Sunday, December 15, 2013

The Diesel-Fueled Time Machine on Winter Setting

My  medieval self(ie)
Ok, it's not really a selfie.
I started to memorialize my everyday
Medieval Ellis Island Baba Yaga
Goes to Market look,
but The Teenager stopped me,
because apparently moms
are already lame enough
without being selfie-takers .
For historians, a stint in a place like Nepal should be mandatory. Like basic training in the Army. Literature scholars could use it too. And filmmakers. I can arrange it, for a small fee.

We live here with a foot dipped into Medieval Normal. Not Medieval Exotic (which is the tourist experience), but Medieval Normal. That struck me in a visceral way last evening, as I flipped a shawl over my head against the night's chill and headed down the lane with the other triangular shapes of shawl-encased women, all strolling to the street market where vendors sat at their carts in the dark and children hovered nearby at a fire. I bought, naturally, some turnips. (What else would I buy, dressed in a shawl?)

In our Medieval Normal, water for washing has to be hauled at times from the well, and clothes don't dry if there is no sun.

This morning I woke to the sound of a gayin, a minstrel going house-to-house and singing outside the gate for spare change or his daily bread. (Well, a bowl of rice poured into his sack.) It was normal so I went back to sleep.

Hawkers come down the street chanting their wares, knives to grind, knives to grind. 

The Teenager wears a wool cap inside; my husband has a nightcap. We take sartorial tips from Clement Moore. Mama in her kerchief, and I in my cap, had just settled down for a long winter's nap  ... 

You don't bundle up to go outside; you bundle up because it's winter. You don't step out of the cold into toasty homes, because they're not. We have no central heating. No matter how privileged you are, you will huddle all winter in shawls and blankets, by sources of heat that come with flames. There'd be a democratic justice in that if the poor didn't end up relying less on heat (since fuel costs money) and more on getting really, really tough. Which they do. Do not mess with a poor person from the "developing world." They will out-tough anyone who hasn't come through a time machine. Although if anyone from the past ever does step through a time machine, take my word for it: Definitely do not mess with them.

OK, Jon Snow, you are hot, but not THAT hot.
Put on a hat. Like your mama says. (Oh. Sorry.)
In our Medieval Normal, we keep candles because we need them, and sometimes have to read by their light. OK, we also watch videos by them, because the not-very-medieval inverter that stores backup power will howl (literally) and plunge us into historically accurate darkness if we suck it dry with a big outrageous modern demand like Lights Plus Video Player. But it does add a dimension to Game of Thrones if you watch by candelight under a blanket. The Wall looks really cold. It is ridiculous that Jon Snow never wears a hat.
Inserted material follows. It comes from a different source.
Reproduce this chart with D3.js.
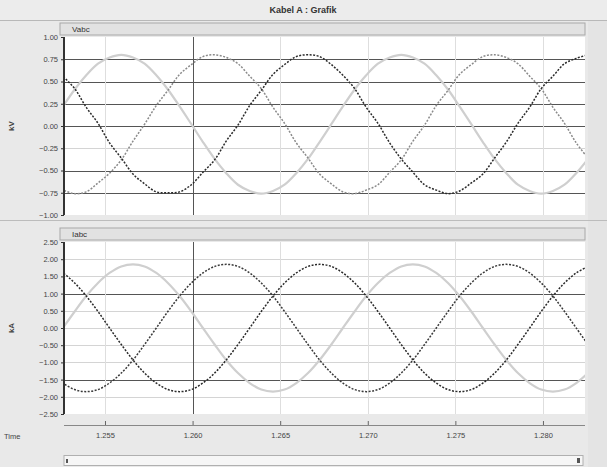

Of course, Nepal isn't the past. The Teenager ate a Snicker's bar last night while working on a PowerPoint. We can order pizza, although there are no street names or addresses, so we have to give verbal directions from "the big tree" or draw a map with an X, which is also what you do when you open a bank account or enroll in school or order furniture or, well, anything that involves an "address." Somewhere in the dusty files of Nepali banks and schools and shops must be vast stacks of what seem to be pirate maps. The  customer's address? Yes, we have it right here, X marks the spot. A few paces from ... is that a sketch of a tree or a utility pole? Well, go to the street and you'll figure it out. Which street? Oh, it says right here: "the street by the blue gate, near the school." Blue gate, school, tree. Or utility pole. You'll find it. And anyway, here's the mobile number. It's the modern world, after all. 

A heater! A heater! My kingdom for a heater!
Notice her clothes. "Gaudy," you say? "Warm," I say.
We do have internet, much of the time, and the flames that warm us come from gas cylinders that roll around in cabinet heaters whose turn-on sound of click click causes the instant appearance of the dog. (Everyone seeks comfort, even if they have fur. Unless they're Jon Snow.)

So it's a dip of a foot, not full immersion. Our Medieval Normal comes with gas, google, and HBO on DVDs with Chinese subtitles. But there are moments. And they happen each day. To live partly outside the 21st century Comfort Bubble may sound hard, but it's also an amazing  privilege. How many people have daily moments that touch the past, and live where an ordinary walk to market is a connection across the centuries?

Hmmm. I hope there's electricity right now, and water in the tank, and gas in the cylinder that heats the contraption that heats the water for the shower, because I hate to haul and heat water on the stove to bathe. What did I say again about this being a privilege?

I get it about Elizabeth I and her once-a-month baths. I really do. But Game of Thrones, with the hot-spring water under the castle floors at Winterfell? They were totally cheating.